*Stored data:*

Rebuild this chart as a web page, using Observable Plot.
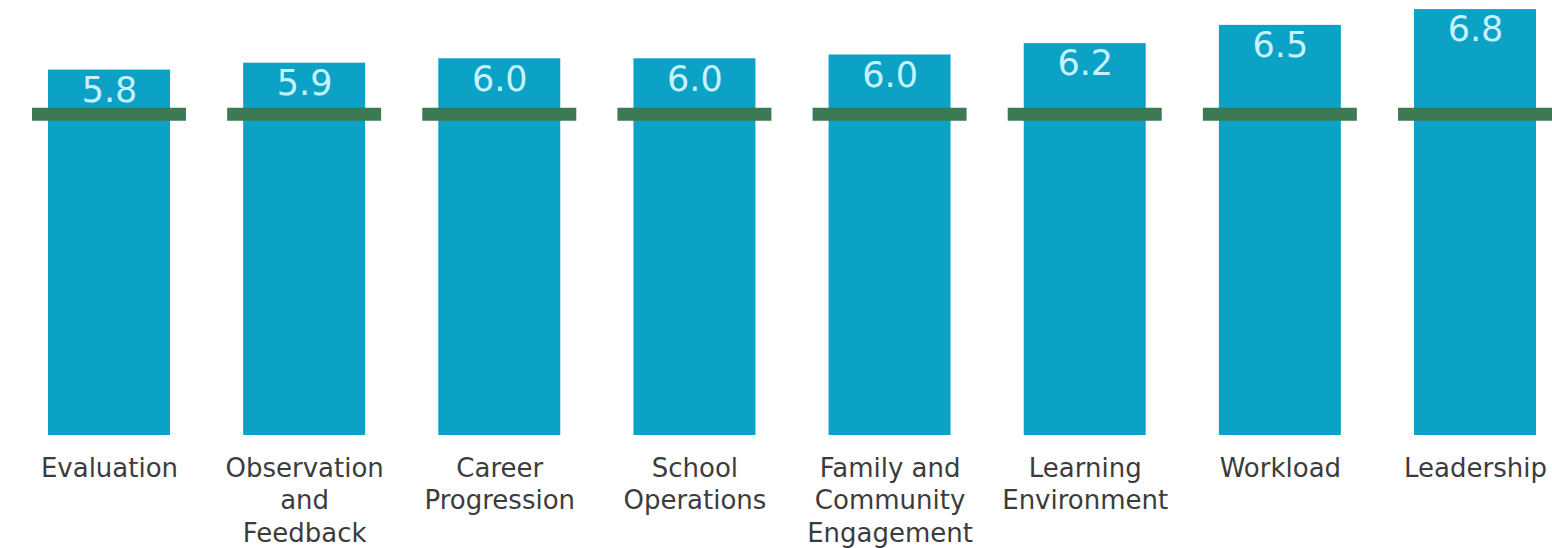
<!DOCTYPE html>
<html>
<head>
<meta charset="utf-8">
<script src="https://cdn.jsdelivr.net/npm/d3@7"></script>
<script src="https://cdn.jsdelivr.net/npm/@observablehq/plot@0.6"></script>
<style>
  html, body { margin: 0; padding: 0; background: #ffffff; }
  #chart svg { display: block; }
</style>
</head>
<body>
<div id="chart"></div>
<script>
// Categories (x axis)
const categories = ["Evaluation", "Observation and Feedback", "Career Progression", "School Operations",
  "Family and Community Engagement", "Learning Environment", "Workload", "Leadership"];
// Tick labels as wrapped in the picture
const tickLabels = ["Evaluation", "Observation\nand\nFeedback", "Career\nProgression", "School\nOperations",
  "Family and\nCommunity\nEngagement", "Learning\nEnvironment", "Workload", "Leadership"];
// Bar values (labels shown to one decimal)
const scores = [5.8, 5.91, 5.98, 5.98, 6.04, 6.22, 6.51, 6.76];
// Benchmark line value (same for all categories)
const benchmark = [5.1, 5.1, 5.1, 5.1, 5.1, 5.1, 5.1, 5.1];

const data = categories.map((c, i) => ({category: c, score: scores[i], benchmark: benchmark[i]}));
const labelOf = new Map(categories.map((c, i) => [c, tickLabels[i]]));
const fmt = d3.format(".1f");

const chart = Plot.plot({
  width: 1552,
  height: 548,
  marginTop: 0,
  marginBottom: 113,
  marginLeft: 48,
  marginRight: 16,
  style: {fontFamily: "'DejaVu Sans', sans-serif", background: "#ffffff"},
  x: {domain: categories, paddingInner: 0.375, paddingOuter: 0, round: false, label: null},
  y: {domain: [0, 435 / 63], axis: null},
  marks: [
    Plot.barY(data, {x: "category", y: "score", fill: "#0ba2c6"}),
    Plot.tickY(data, {x: "category", y: "benchmark", stroke: "#3b7a52", strokeWidth: 13,
      insetLeft: -16, insetRight: -16}),
    Plot.text(data, {x: "category", y: "score", text: d => fmt(d.score), lineAnchor: "top", dy: 7,
      fill: "#c6f3ff", fontSize: 35}),
    Plot.axisX({tickSize: 0, tickPadding: 18, fontSize: 26, lineHeight: 1.25, color: "#3c3c3c",
      tickFormat: d => labelOf.get(d), lineWidth: 100, label: null})
  ]
});
document.getElementById("chart").append(chart);
</script>
</body>
</html>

*Job:*
Copy out all the data exactly; skip the pictures.

*Exercise solution:*
Rebuild this chart as a web page, using Observable Plot.
<!DOCTYPE html>
<html>
<head>
<meta charset="utf-8">
<script src="https://cdn.jsdelivr.net/npm/d3@7"></script>
<script src="https://cdn.jsdelivr.net/npm/@observablehq/plot@0.6"></script>
<style>
  html, body { margin: 0; padding: 0; background: #ffffff; }
  #chart svg { display: block; }
</style>
</head>
<body>
<div id="chart"></div>
<script>
// Categories (x axis)
const categories = ["Evaluation", "Observation and Feedback", "Career Progression", "School Operations",
  "Family and Community Engagement", "Learning Environment", "Workload", "Leadership"];
// Tick labels as wrapped in the picture
const tickLabels = ["Evaluation", "Observation\nand\nFeedback", "Career\nProgression", "School\nOperations",
  "Family and\nCommunity\nEngagement", "Learning\nEnvironment", "Workload", "Leadership"];
// Bar values (labels shown to one decimal)
const scores = [5.8, 5.91, 5.98, 5.98, 6.04, 6.22, 6.51, 6.76];
// Benchmark line value (same for all categories)
const benchmark = [5.1, 5.1, 5.1, 5.1, 5.1, 5.1, 5.1, 5.1];

const data = categories.map((c, i) => ({category: c, score: scores[i], benchmark: benchmark[i]}));
const labelOf = new Map(categories.map((c, i) => [c, tickLabels[i]]));
const fmt = d3.format(".1f");

const chart = Plot.plot({
  width: 1552,
  height: 548,
  marginTop: 0,
  marginBottom: 113,
  marginLeft: 48,
  marginRight: 16,
  style: {fontFamily: "'DejaVu Sans', sans-serif", background: "#ffffff"},
  x: {domain: categories, paddingInner: 0.375, paddingOuter: 0, round: false, label: null},
  y: {domain: [0, 435 / 63], axis: null},
  marks: [
    Plot.barY(data, {x: "category", y: "score", fill: "#0ba2c6"}),
    Plot.tickY(data, {x: "category", y: "benchmark", stroke: "#3b7a52", strokeWidth: 13,
      insetLeft: -16, insetRight: -16}),
    Plot.text(data, {x: "category", y: "score", text: d => fmt(d.score), lineAnchor: "top", dy: 7,
      fill: "#c6f3ff", fontSize: 35}),
    Plot.axisX({tickSize: 0, tickPadding: 18, fontSize: 26, lineHeight: 1.25, color: "#3c3c3c",
      tickFormat: d => labelOf.get(d), lineWidth: 100, label: null})
  ]
});
document.getElementById("chart").append(chart);
</script>
</body>
</html>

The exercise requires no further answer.